Remembering 9/11 is organized for the New-York Historical Society by Marilyn Satin Kushner, Curator and Head, Department of Prints, Photographs and Architectural Collections. “I wanted to create a space where people could come to quietly remember those days in 2001 and honor the memories of the people who were lost in the attacks. The solemnity of this occasion calls for a mood of respect and introspection,” stated Dr. Kushner.
When the renovated and transformed New-York Historical Society opens fully to the public on November 11, 2011, Remembering 9/11 will be joined by a permanent installation of photographs from Here is New York in the Robert H. and Clarice Smith New York Gallery of American History. Approximately 1,500 photographs by 790 contributors will be on display, along with a large fragment of a fire truck destroyed during the 9/11 attack.
The International Center of Photography (1133 Avenue of the Americas at 43rd Street, New York, NY), in collaboration with the National September 11 Memorial Museum, will display 135 images from Here is New York in its five-part Remembering 9/11 exhibition from September 9, 2011, through January 8, 2012. Visit icp.org for more information.
Since the inception of New York Historical’s History Responds, more than 150,000 visitors have taken part in its interpretive programs. Today, the History Responds collection includes numerous artifacts associated with September 11, ranging from architectural relics of the Twin Towers to artworks inspired by the catastrophe.
Remembering 9/11 is generously supported by Bernard and Irene Schwartz.
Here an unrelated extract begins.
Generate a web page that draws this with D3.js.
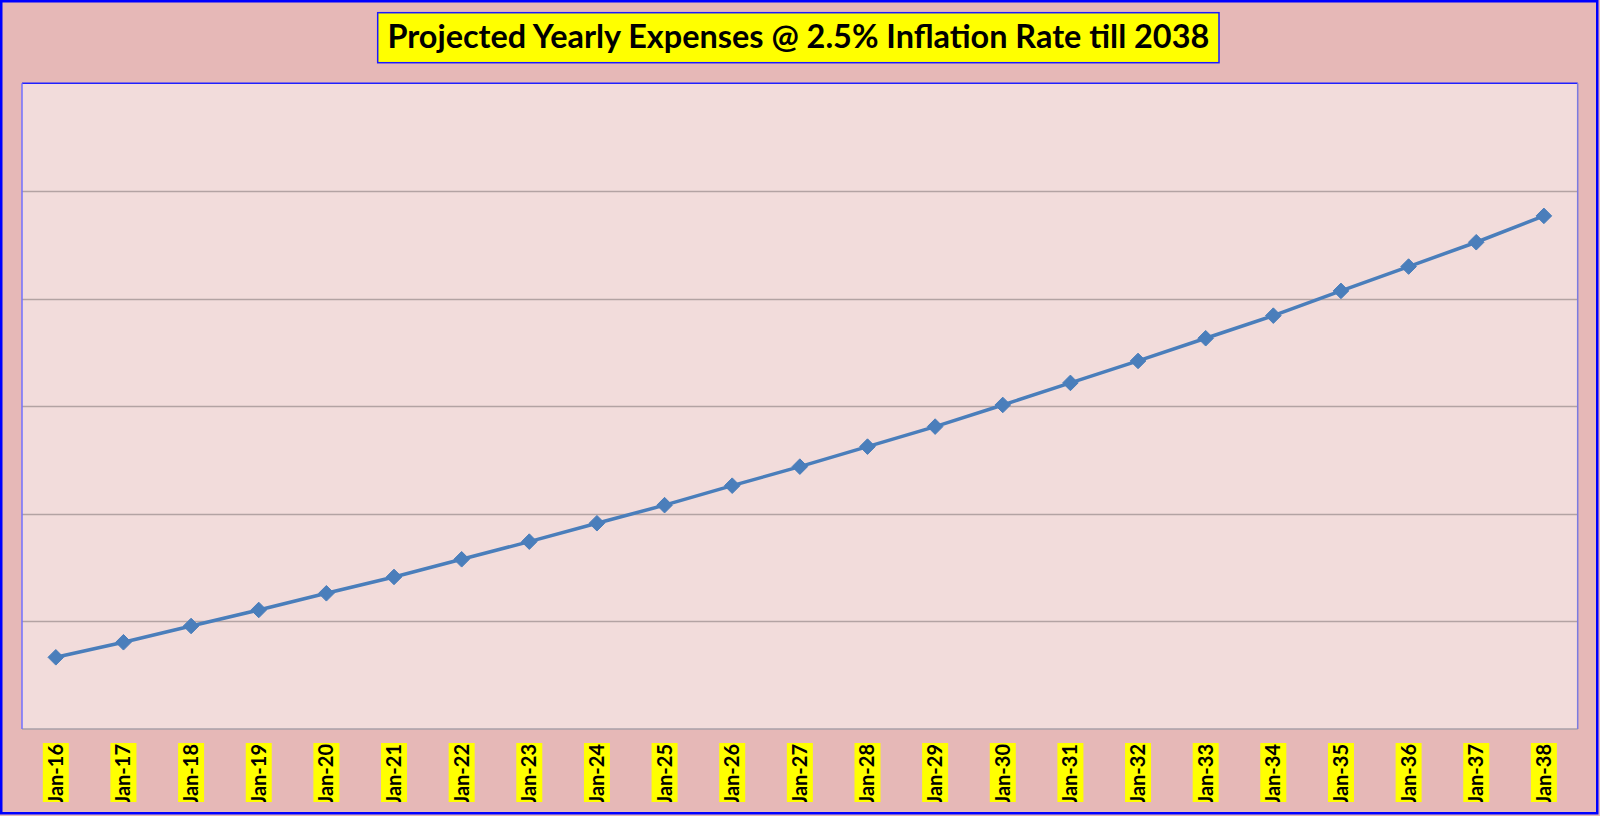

About the New-York Historical Society
The New-York Historical Society, one of America’s pre-eminent cultural institutions, is dedicated to fostering research, presenting history and art exhibitions, and public programs that reveal the dynamism of history and its influence on the world of today. Founded in 1804, New-York Historical has a mission to explore the richly layered political, cultural, and social history of New York City and State and the nation and to serve as a national forum for the discussion of issues surrounding the making and meaning of history.
New-York Historical is recognized for engaging the public with deeply researched and far-ranging exhibitions, such as Alexander Hamilton: The Man Who Made Modern America; Slavery in New York; Nature and the American Vision: The Hudson River School at the New-York Historical Society; Grant and Lee in War and Peace; and the 2009 exhibition Lincoln and New York. Supporting these exhibitions and related education programs is one of the world’s greatest collections of historical artifacts, works of American art, and other materials documenting the history of the United States and New York.